Azure Event Hubs Developer's Guide: Core Concepts

Core Concepts

Event Hubs: The Foundation

Azure Event Hubs is a highly scalable data streaming platform and event ingestion service. It can receive and process millions of events per second. It enables you to process and analyze streaming data in real-time. Think of it as a massive, distributed log that can ingest vast amounts of data from various sources.

Events

An event is a small unit of information. In Event Hubs, an event is typically a serialized record of telemetry, application logs, or any other type of data. Events have a body (the payload) and a set of properties that provide metadata about the event.

Producers and Consumers

Producers are applications or services that send events to an Event Hub. These can be anything from IoT devices generating sensor data to web applications logging user activity.

Consumers are applications or services that read events from an Event Hub. They process the incoming stream of data for various purposes like real-time analytics, data warehousing, or triggering subsequent actions.

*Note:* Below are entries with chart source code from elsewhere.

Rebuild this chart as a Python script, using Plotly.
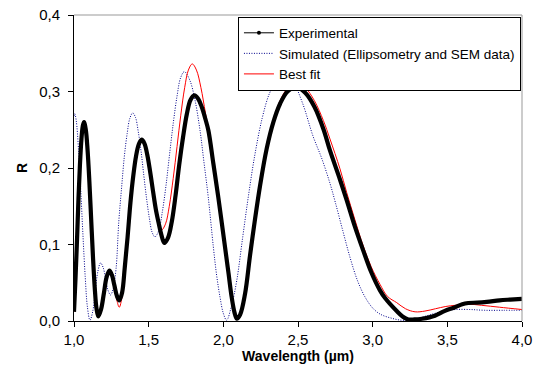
import plotly.graph_objects as go

# Experimental (black, thick)
exp_x = [1.000, 1.010, 1.020, 1.030, 1.040, 1.050, 1.059, 1.067, 1.079, 1.091, 1.103, 1.115, 1.127, 1.139,
         1.151, 1.163, 1.181, 1.200, 1.218, 1.237, 1.254, 1.270, 1.287, 1.303, 1.322, 1.340, 1.359, 1.378,
         1.397, 1.415, 1.434, 1.453, 1.472, 1.491, 1.510, 1.529, 1.548, 1.567, 1.586, 1.605, 1.630, 1.655,
         1.680, 1.705, 1.730, 1.755, 1.780, 1.806, 1.830, 1.855, 1.880, 1.900, 1.933, 1.966, 2.011, 2.035,
         2.056, 2.075, 2.090, 2.112, 2.145, 2.179, 2.210, 2.246, 2.290, 2.335, 2.380, 2.430, 2.491, 2.550,
         2.610, 2.670, 2.714, 2.781, 2.826, 2.880, 2.937, 2.990, 3.049, 3.083, 3.161, 3.200, 3.239, 3.280,
         3.330, 3.417, 3.480, 3.551, 3.600, 3.640, 3.700, 3.764, 3.850, 3.920, 4.000]
exp_y = [0.012, 0.055, 0.105, 0.160, 0.205, 0.238, 0.255, 0.260, 0.250, 0.223, 0.182, 0.133, 0.084, 0.043,
         0.016, 0.006, 0.015, 0.036, 0.057, 0.066, 0.060, 0.047, 0.033, 0.027, 0.037, 0.070, 0.110, 0.155,
         0.190, 0.215, 0.231, 0.237, 0.232, 0.217, 0.195, 0.170, 0.146, 0.128, 0.112, 0.102, 0.109, 0.130,
         0.164, 0.205, 0.240, 0.270, 0.289, 0.295, 0.291, 0.280, 0.264, 0.249, 0.206, 0.162, 0.097, 0.062,
         0.031, 0.011, 0.003, 0.008, 0.035, 0.086, 0.130, 0.177, 0.225, 0.260, 0.284, 0.300, 0.306, 0.298,
         0.280, 0.251, 0.223, 0.185, 0.158, 0.124, 0.092, 0.064, 0.040, 0.030, 0.013, 0.006, 0.002, 0.002,
         0.003, 0.007, 0.013, 0.018, 0.022, 0.0235, 0.024, 0.025, 0.027, 0.028, 0.029]

# Simulated (blue dotted)
sim_x = [1.000, 1.005, 1.015, 1.030, 1.045, 1.060, 1.075, 1.090, 1.107, 1.125, 1.142, 1.160, 1.178, 1.195,
         1.212, 1.228, 1.245, 1.263, 1.282, 1.300, 1.319, 1.337, 1.356, 1.374, 1.393, 1.412, 1.430, 1.449,
         1.467, 1.486, 1.505, 1.523, 1.542, 1.567, 1.591, 1.616, 1.640, 1.665, 1.690, 1.714, 1.739, 1.775,
         1.810, 1.844, 1.870, 1.899, 1.933, 1.955, 1.978, 2.000, 2.022, 2.055, 2.090, 2.130, 2.167, 2.210,
         2.260, 2.310, 2.360, 2.413, 2.470, 2.530, 2.600, 2.660, 2.714, 2.750, 2.800, 2.850, 2.900, 2.950,
         3.000, 3.050, 3.120, 3.195, 3.260, 3.330, 3.417, 3.480, 3.551, 3.650, 3.750, 3.870, 4.000]
sim_y = [0.268, 0.271, 0.262, 0.225, 0.172, 0.112, 0.058, 0.018, 0.001, 0.012, 0.038, 0.065, 0.076, 0.070,
         0.055, 0.040, 0.034, 0.043, 0.069, 0.130, 0.175, 0.215, 0.245, 0.265, 0.272, 0.266, 0.248, 0.222,
         0.191, 0.160, 0.134, 0.116, 0.110, 0.118, 0.142, 0.177, 0.218, 0.259, 0.294, 0.318, 0.326, 0.315,
         0.289, 0.249, 0.208, 0.162, 0.097, 0.060, 0.031, 0.010, 0.001, 0.020, 0.053, 0.110, 0.162, 0.216,
         0.265, 0.298, 0.315, 0.320, 0.311, 0.285, 0.242, 0.212, 0.180, 0.155, 0.118, 0.082, 0.052, 0.031,
         0.017, 0.009, 0.004, 0.001, 0.002, 0.005, 0.010, 0.013, 0.015, 0.015, 0.014, 0.014, 0.014]

# Best fit (red)
fit_x = [1.000, 1.010, 1.020, 1.030, 1.040, 1.050, 1.059, 1.067, 1.079, 1.091, 1.103, 1.115, 1.127, 1.139,
         1.151, 1.163, 1.181, 1.200, 1.218, 1.237, 1.254, 1.270, 1.287, 1.303, 1.322, 1.340, 1.359, 1.378,
         1.397, 1.415, 1.434, 1.453, 1.472, 1.491, 1.510, 1.529, 1.548, 1.567, 1.587, 1.613, 1.638, 1.664,
         1.690, 1.715, 1.741, 1.766, 1.792, 1.820, 1.850, 1.880, 1.910, 1.935, 1.966, 2.011, 2.035, 2.056,
         2.075, 2.090, 2.112, 2.145, 2.179, 2.210, 2.246, 2.290, 2.335, 2.380, 2.430, 2.502, 2.550, 2.610,
         2.670, 2.714, 2.781, 2.826, 2.880, 2.937, 2.990, 3.049, 3.100, 3.161, 3.220, 3.284, 3.350, 3.420,
         3.490, 3.551, 3.640, 3.730, 3.850, 4.000]
fit_y = [0.012, 0.055, 0.105, 0.160, 0.205, 0.238, 0.255, 0.260, 0.250, 0.223, 0.182, 0.133, 0.084, 0.043,
         0.016, 0.006, 0.015, 0.036, 0.057, 0.066, 0.058, 0.043, 0.027, 0.018, 0.032, 0.068, 0.110, 0.155,
         0.190, 0.215, 0.231, 0.237, 0.232, 0.217, 0.196, 0.172, 0.150, 0.131, 0.119, 0.127, 0.150, 0.186,
         0.228, 0.269, 0.305, 0.328, 0.336, 0.328, 0.305, 0.272, 0.238, 0.205, 0.165, 0.099, 0.063, 0.032,
         0.011, 0.003, 0.008, 0.035, 0.086, 0.130, 0.177, 0.227, 0.263, 0.288, 0.304, 0.312, 0.305, 0.288,
         0.262, 0.238, 0.199, 0.168, 0.133, 0.098, 0.071, 0.048, 0.032, 0.024, 0.016, 0.012, 0.013, 0.016,
         0.019, 0.0205, 0.022, 0.0205, 0.018, 0.015]

x_ticks = [1.0, 1.5, 2.0, 2.5, 3.0, 3.5, 4.0]
y_ticks = [0.0, 0.1, 0.2, 0.3, 0.4]

FONT = "Liberation Sans, Arial, sans-serif"

fig = go.Figure()

# legend-only entry for Experimental (thin line with a small dot)
fig.add_trace(go.Scatter(x=[None], y=[None], mode="lines+markers", name="Experimental",
                         line=dict(color="black", width=1), marker=dict(color="black", size=4)))
fig.add_trace(go.Scatter(x=sim_x, y=sim_y, mode="lines", name="Simulated (Ellipsometry and SEM data)",
                         line=dict(color="#00008B", width=1, dash="1px,1.5px", shape="spline")))
fig.add_trace(go.Scatter(x=fit_x, y=fit_y, mode="lines", name="Best fit",
                         line=dict(color="#FF0000", width=1, shape="spline")))
fig.add_trace(go.Scatter(x=exp_x, y=exp_y, mode="lines", name="Experimental", showlegend=False,
                         line=dict(color="black", width=4.2, shape="spline")))

fig.update_layout(
    width=538, height=372,
    margin=dict(l=74, r=16, t=15, b=51),
    paper_bgcolor="white", plot_bgcolor="white",
    separators=", ",
    font=dict(family=FONT, size=15, color="black"),
    showlegend=True,
    legend=dict(x=0.366, y=0.995, xanchor="left", yanchor="top",
                bgcolor="white", bordercolor="black", borderwidth=1,
                font=dict(family=FONT, size=13.5, color="black"),
                tracegroupgap=0, itemwidth=30),
    xaxis=dict(range=[1.0, 4.0], tickvals=x_ticks, tickformat=".1f", automargin=False,
               ticklabeloverflow="allow",
               showgrid=False, zeroline=False, showline=True, linecolor="black", linewidth=1,
               ticks="outside", ticklen=5, tickcolor="black",
               title=dict(text="<b>Wavelength (µm)</b>", font=dict(family=FONT, size=14), standoff=2)),
    yaxis=dict(range=[0.0, 0.4], tickvals=y_ticks, tickformat=".1f", automargin=False,
               ticklabeloverflow="allow", ticklabelstandoff=5,
               showgrid=False, zeroline=False, showline=True, linecolor="black", linewidth=1,
               ticks="outside", ticklen=5, tickcolor="black",
               title=dict(text="<b>R</b>", font=dict(family=FONT, size=14), standoff=8)),
    shapes=[
        dict(type="line", xref="paper", yref="paper", x0=0, x1=1, y0=1, y1=1,
             line=dict(color="#999999", width=1)),
        dict(type="line", xref="paper", yref="paper", x0=1, x1=1, y0=0, y1=1,
             line=dict(color="#999999", width=1)),
    ],
)

# remove the browser's default 8px body margin so the 538x372 figure fills the window exactly
fig.write_html("out.html", config={"displayModeBar": False},
               post_script="document.body.style.margin='0px';")
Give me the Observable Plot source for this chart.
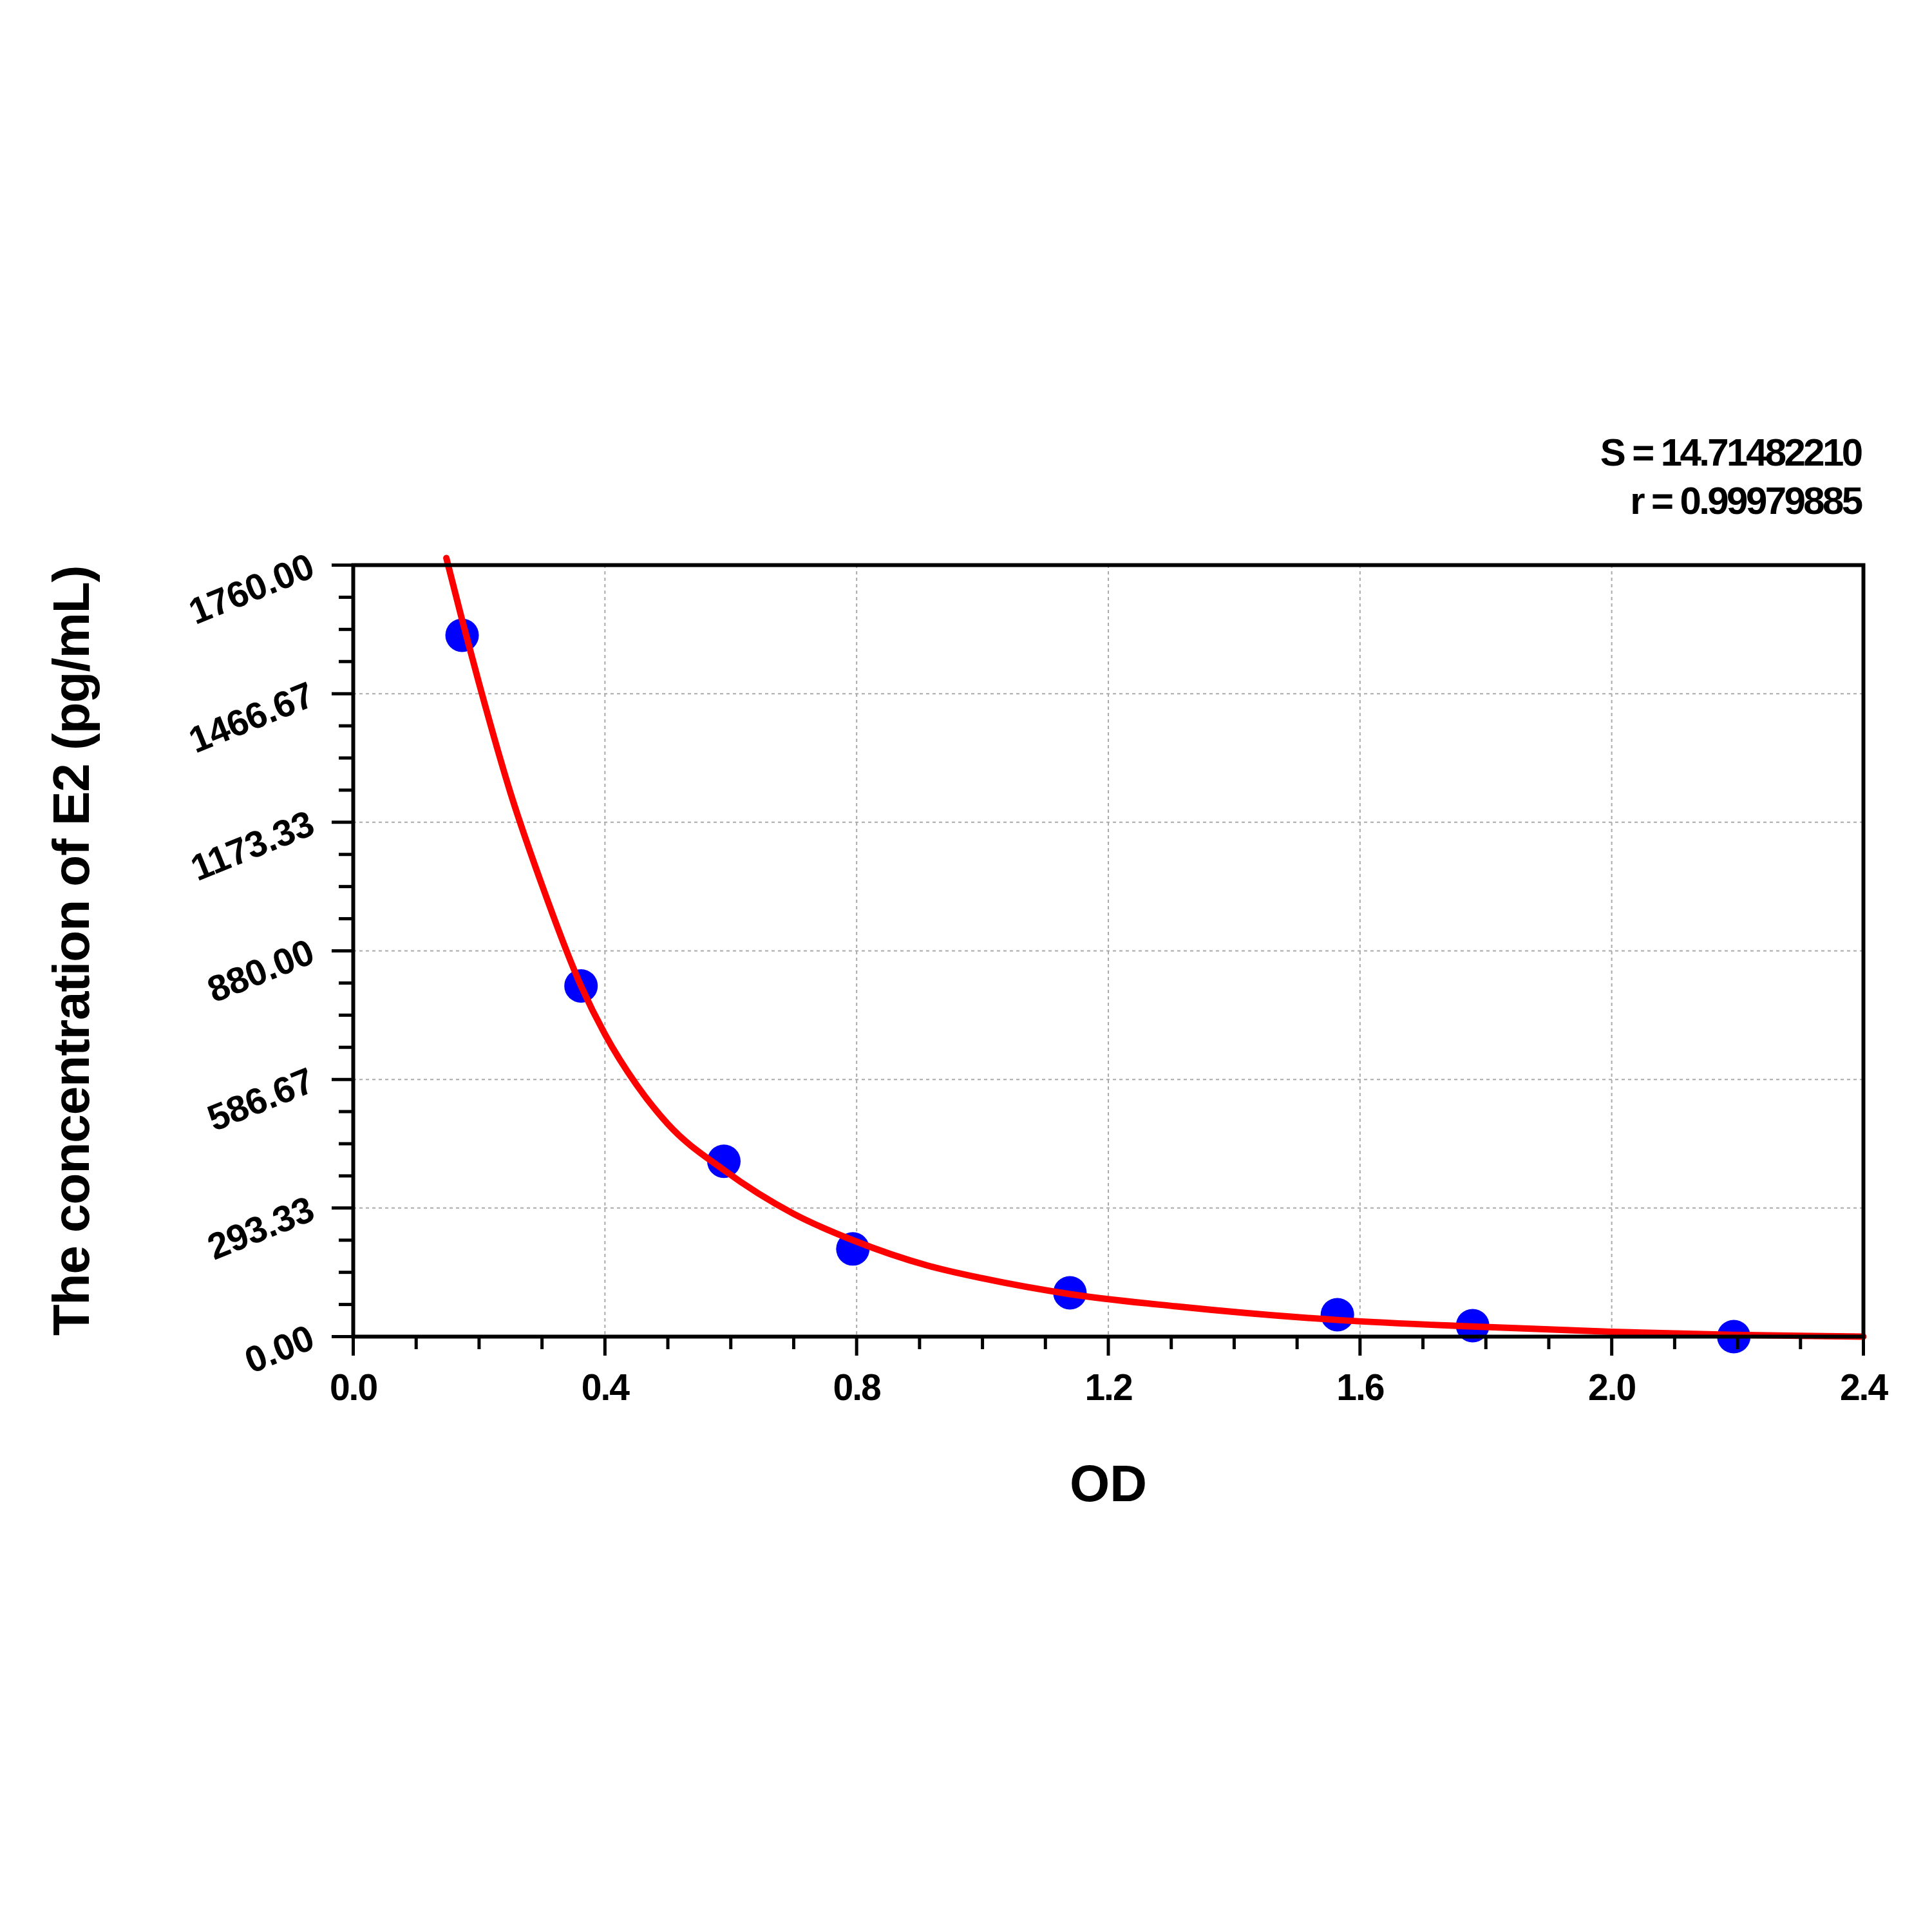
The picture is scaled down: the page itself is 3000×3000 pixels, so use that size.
<!DOCTYPE html>
<html><head><meta charset="utf-8">
<script src="https://cdn.jsdelivr.net/npm/d3@7"></script>
<script src="https://cdn.jsdelivr.net/npm/@observablehq/plot@0.6"></script>
<style>body{margin:0;background:#fff}</style>
</head><body><div id="chart"></div>
<script>
// Standard points (OD, concentration pg/mL)
const pointOD   = [0.173, 0.362, 0.589, 0.794, 1.139, 1.564, 1.779, 2.194];
const pointConc = [1600, 800, 400, 200, 100, 50, 25, 0];

// Fitted curve
const curveOD   = [0.148, 0.173, 0.200, 0.250, 0.300, 0.362, 0.400, 0.450, 0.500, 0.589, 0.700, 0.794, 0.913, 1.000, 1.139, 1.308, 1.564, 1.779, 2.000, 2.194, 2.400];
const curveConc = [1776, 1635, 1490, 1240, 1030, 800, 690, 575, 485, 380, 280, 220, 162, 133, 97, 69, 38, 23, 11, 4, 0];

const xTicks = [0.0, 0.4, 0.8, 1.2, 1.6, 2.0, 2.4];
const xMinorTicks = [0.1, 0.2, 0.3, 0.5, 0.6, 0.7, 0.9, 1.0, 1.1, 1.3, 1.4, 1.5, 1.7, 1.8, 1.9, 2.1, 2.2, 2.3];
const xGridTicks = [0.4, 0.8, 1.2, 1.6, 2.0];
const yTicks = [0.00, 293.33, 586.67, 880.00, 1173.33, 1466.67, 1760.00];
const yMinorTicks = [73.33, 146.67, 220.00, 366.67, 440.00, 513.33, 660.00, 733.33, 806.67, 953.33, 1026.67, 1100.00, 1246.67, 1320.00, 1393.33, 1540.00, 1613.33, 1686.67];
const yGridTicks = [293.33, 586.67, 880.00, 1173.33, 1466.67];

const xTitle = "OD";
const yTitle = "The concentration of E2 (pg/mL)";
const statLines = ["S = 14.71482210", "r = 0.99979885"];

const points = pointOD.map((x, i) => ({x, y: pointConc[i]}));
const curve = curveOD.map((x, i) => ({x, y: curveConc[i]}));

const svg = Plot.plot({
  width: 3000,
  height: 3000,
  marginLeft: 548,
  marginRight: 107,
  marginTop: 877,
  marginBottom: 925,
  style: {fontFamily: "'Liberation Sans', Arial, sans-serif", fontWeight: "bold", background: "#fff", color: "#000"},
  x: {domain: [0, 2.4], axis: null},
  y: {domain: [0, 1760], axis: null},
  marks: [
    Plot.gridX(xGridTicks, {stroke: "#aaa", strokeOpacity: 1, strokeWidth: 2, strokeDasharray: "5,5"}),
    Plot.gridY(yGridTicks, {stroke: "#aaa", strokeOpacity: 1, strokeWidth: 2, strokeDasharray: "5,5"}),
    Plot.dot(points, {x: "x", y: "y", r: 26, fill: "#0000ff", stroke: null}),
    Plot.line(curve, {x: "x", y: "y", stroke: "#ff0000", strokeWidth: 10, curve: "monotone-x"}),
    Plot.frame({stroke: "#000", strokeWidth: 6}),
    Plot.axisX(xTicks, {tickSize: 30, strokeWidth: 5, tickFormat: () => "", label: null}),
    Plot.axisX(xMinorTicks, {tickSize: 20, strokeWidth: 5, tickFormat: () => "", label: null}),
    Plot.axisY(yTicks, {tickSize: 33, strokeWidth: 5, tickFormat: () => "", label: null}),
    Plot.axisY(yMinorTicks, {tickSize: 22, strokeWidth: 5, tickFormat: () => "", label: null}),
    Plot.text(xTicks, {x: d => d, text: d => d.toFixed(1), frameAnchor: "bottom", textAnchor: "middle", dy: 98, lineAnchor: "bottom", fontSize: 57, fill: "#000", ariaDescription: "xlabels"}),
    Plot.text(yTicks, {y: d => d, text: d => d.toFixed(2), frameAnchor: "left", dx: -64, textAnchor: "end", lineAnchor: "middle", rotate: -22, fontSize: 57, fill: "#000", ariaDescription: "ylabels"}),
    Plot.text([xTitle], {text: d => d, frameAnchor: "bottom", textAnchor: "middle", dy: 255, lineAnchor: "bottom", fontSize: 80, fill: "#000"}),
    Plot.text([yTitle], {text: d => d, frameAnchor: "left", textAnchor: "middle", dx: -411, rotate: -90, lineAnchor: "bottom", fontSize: 80, fill: "#000", ariaDescription: "ytitle"}),
    Plot.text([statLines.join("\n")], {text: d => d, frameAnchor: "top-right", textAnchor: "end", lineAnchor: "bottom", lineHeight: 1.24, dx: -4, dy: -80, fontSize: 60, fill: "#000", ariaDescription: "stats"})
  ]
});
document.getElementById("chart").appendChild(svg);
const spacing = {stats: "-3.6px", xlabels: "-2px", ylabels: "-0.5px", ytitle: "-1px"};
for (const [k, v] of Object.entries(spacing)) {
  d3.select(svg).selectAll(`g[aria-description="${k}"] text, g[aria-description="${k}"] tspan`)
    .attr("letter-spacing", v).style("letter-spacing", v);
}
</script>
</body></html>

Namespaces, Event Hubs, and Partitions

The structure of Event Hubs follows a hierarchical model:

Namespace: A logical container for one or more Event Hubs. It provides a unique scope and management boundary. All Event Hubs within a namespace share common settings, such as region and authentication methods.
Event Hub: The actual data stream within a namespace. This is where events are sent and from where they are consumed. An Event Hub can have one or more partitions.
Partition: An Event Hub is divided into one or more partitions. Partitions are ordered, immutable sequences of events. Data is appended to partitions. This partitioning is key to Event Hubs' scalability and ability to handle high throughput. Consumers can read from partitions independently.

                    Key takeaway: Events are published to an Event Hub, which is composed of multiple ordered partitions. Producers send events, and consumers read them.
                

Consumer Groups

To allow multiple applications to independently consume events from the same Event Hub without interfering with each other, Event Hubs uses the concept of consumer groups. Each consumer group maintains its own read position within each partition. This means different applications can process the data stream at their own pace and with their own logic.

When you create an Event Hub, a default consumer group named $Default is automatically created. You can create additional consumer groups for specific application needs.

Partition Keys

Producers can specify a partition key when sending an event. If a partition key is provided, Event Hubs uses a hash of the partition key to deterministically select a partition for the event. This ensures that all events with the same partition key are sent to the same partition. This is crucial for maintaining order within a specific entity (e.g., all events for a specific device should go to the same partition).

If no partition key is specified, Event Hubs distributes events across partitions in a round-robin fashion, which maximizes throughput but doesn't guarantee ordering for specific entities.

Offsets

Each event within a partition is assigned a sequential, ordered identifier called an offset. Consumers use offsets to track their progress in reading events from a partition. An offset represents the position of an event within a partition. Consumers can restart reading from a specific offset if needed.

// Example of event structure
{
  "body": {
    "sensorId": "sensor-123",
    "timestamp": "2023-10-27T10:00:00Z",
    "value": 25.5
  },
  "properties": {
    "contentType": "application/json"
  }
}

Throughput and Quotas

Event Hubs is designed for high throughput. The specific throughput limits depend on the Event Hubs tier (Basic, Standard, Premium) and the number of partitions. Understanding these limits is important for designing scalable and performant streaming solutions.

Retention Policy

Event Hubs retains events for a configurable period, known as the retention period. After the retention period expires, events are automatically deleted. This policy helps manage storage costs and ensures that only relevant data is kept.